Entre este parking y la terminal que antes acogía el puente aéreo hay un pasillo cubierto y con cinta transportadora. Cerrado desde hace años, lo que obliga a los usuarios a cruzar por la vía en abierta competencia con el tráfico rodado, no siempre considerado con el peatón.
Si bien se mira, estos inconvenientes son pocos, comparados con el incordio que supone subirse al avión y ocupar un asiento que desde hace tiempo viene perdiendo espacio respecto al que tiene delante. ¿Por qué no se establece una distancia mínima? Por los mismos motivos que se consiente el cobro por una maletita.
Los lobbies de las empresas de aviación tienen hoy por hoy más fuerza que los ciudadanos.
También es importante el poder de las empresas de automoción.
Y eso que aquí no ha llegado aún la tendencia checa de los conductores a agruparse y presentarse a las elecciones para defender los derechos del coche, por lo visto mucho más importantes que los relacionados con la salud, la educación o la vivienda.

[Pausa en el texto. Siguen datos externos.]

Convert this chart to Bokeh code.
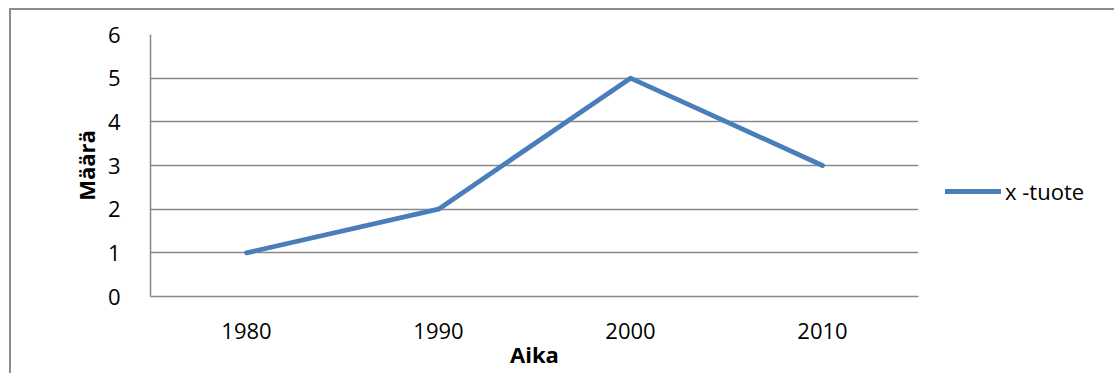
from bokeh.plotting import figure
from bokeh.models import FactorRange, Range1d, FixedTicker, Legend, LegendItem
from bokeh.embed import file_html
from bokeh.resources import INLINE

# data
years = ["1980", "1990", "2000", "2010"]
values = [1, 2, 5, 3]
y_ticks = [0, 1, 2, 3, 4, 5, 6]
series_name = "x -tuote"

FONT = "Open Sans"
GRID = "#898989"
BLUE = "#4A7EBB"

p = figure(
    frame_width=768, frame_height=262,
    x_range=FactorRange(*years, range_padding=0),
    y_range=Range1d(0, 6),
    output_backend="svg", toolbar_location=None,
    min_border_left=139, min_border_right=196,
    min_border_top=24, min_border_bottom=81,
    background_fill_color="white", border_fill_color="white",
)
p.styles = {
    "margin-left": "9px", "margin-top": "8px",
    "border-left": "2px solid #8c8c8c", "border-top": "2px solid #8c8c8c",
}
p.outline_line_color = None

line = p.line(years, values, line_color=BLUE, line_width=4.8,
              line_join="round", line_cap="round")

# axes
p.yaxis.ticker = FixedTicker(ticks=y_ticks)
for ax in (p.xaxis[0], p.yaxis[0]):
    ax.major_tick_line_color = None
    ax.minor_tick_line_color = None
    ax.axis_line_color = GRID
    ax.axis_line_width = 1.5
    ax.major_label_text_font = FONT
    ax.major_label_text_font_size = "22px"
    ax.major_label_text_color = "black"
    ax.axis_label_text_font = FONT
    ax.axis_label_text_font_size = "22px"
    ax.axis_label_text_font_style = "bold"
    ax.axis_label_text_color = "black"

p.xaxis.axis_label = "Aika"
p.xaxis.major_label_standoff = 20
p.xaxis.axis_label_standoff = -3
p.yaxis.axis_label = "Määrä"
p.yaxis.major_label_standoff = 24
p.yaxis.axis_label_standoff = 4

p.xgrid.grid_line_color = None
p.ygrid.grid_line_color = GRID
p.ygrid.grid_line_width = 1.5

# legend sits in the right-hand panel, beside the plot frame
legend = Legend(
    items=[LegendItem(label=series_name, renderers=[line])],
    location=(27, 90),
    border_line_color=None, background_fill_alpha=0,
    padding=0, margin=0, spacing=0,
    glyph_width=56, glyph_height=20, label_height=20,
    label_standoff=4, label_width=100,
    label_text_font=FONT, label_text_font_size="22px",
    label_text_color="black",
)
p.add_layout(legend, "right")

open("out.html", "w").write(file_html(p, INLINE))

De todas formas, los poderes públicos saben muy bien que muchos ciudadanos ponen, por delante de cualquier otra prioridad, el coche, la moto y el perro.
En Barcelona, sin ir más lejos, cuando se reserva un carril para las bicicletas o el transporte público nunca se hace a costa del aparcamiento.
Hay barceloneses que no perdonarían a quien les impidiese dejar el coche en plena calle. Incluso a costa de jugarse la vida como ocurre en esos aparcamientos situados en medio de la calzada, con ciclistas y patinetistas circulando por un lado y vehículos de todo tipo por el otro.
Comparado con esto, el riesgo de plantarse en el arcén cuando se va al aeropuerto es casi inexistente. Y encima es gratis.